Posted On: November 30, 2011 by Ronald V. Miller, Jr.
In State Farm v. Cavoto, a Pennsylvania appellate court decided a battle between two parties that are always at odds, State Farm and chiropractors. Usually, the skirmishes between these parties are fought by proxy but, in this case they faced off directly.
Essentially, State Farm got fed up with paying chiropractors who were billing for adjunctive procedures performed by support staff who were not licensed. Particularly, and arguably understandably, annoying to State Farm was unlicensed people applying hot and cold packs, turning on and off mechanical devices, using a traction machine and assisting in therapeutic exercises. I’m sure that most infuriating to State Farm is paying for someone without medical training to apply hot and cold packs. If you can’t see why State Farm takes exception to that -regardless of how you view the merits of it – you may have had one drink too many from the plaintiffs’ attorney Kool-Aid.
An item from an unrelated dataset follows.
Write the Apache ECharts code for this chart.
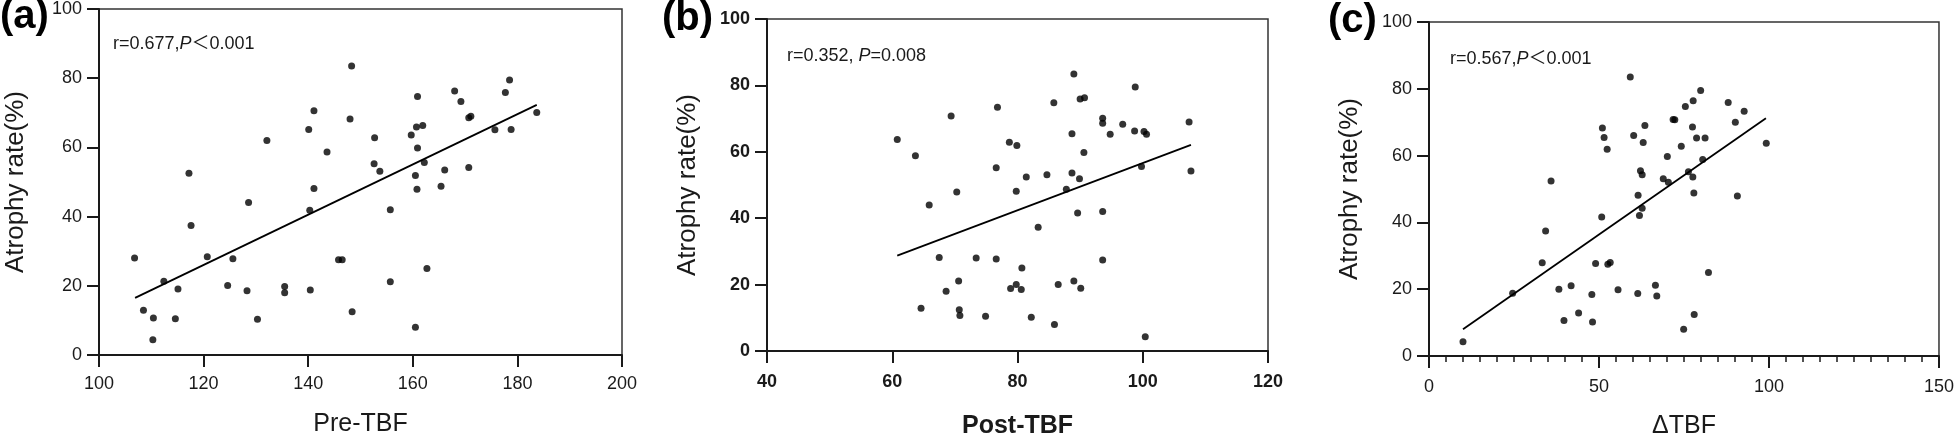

The appellate court didn’t look at the case quite that way. Instead, the court applied the law that appears to allow unlicensed staff members to provide some treatment. The court reasoned that the real medical care was the decision to give the hot or cold packs and for how long, not who applied them. Similarly, the court reasoned, most elements of applying electrical muscle stimulation, ultrasound, and the like do not require specialized skills, as long as there is a chiropractor making the decisions about the details and how the therapy should be applied. Accordingly, the court remanded the case back to the trial court to “make more specialized findings and determine whether any of the procedures allegedly performed by unlicensed personnel required formal chiropractic education or training, including further inquiry by the court as to the scope of those procedures.”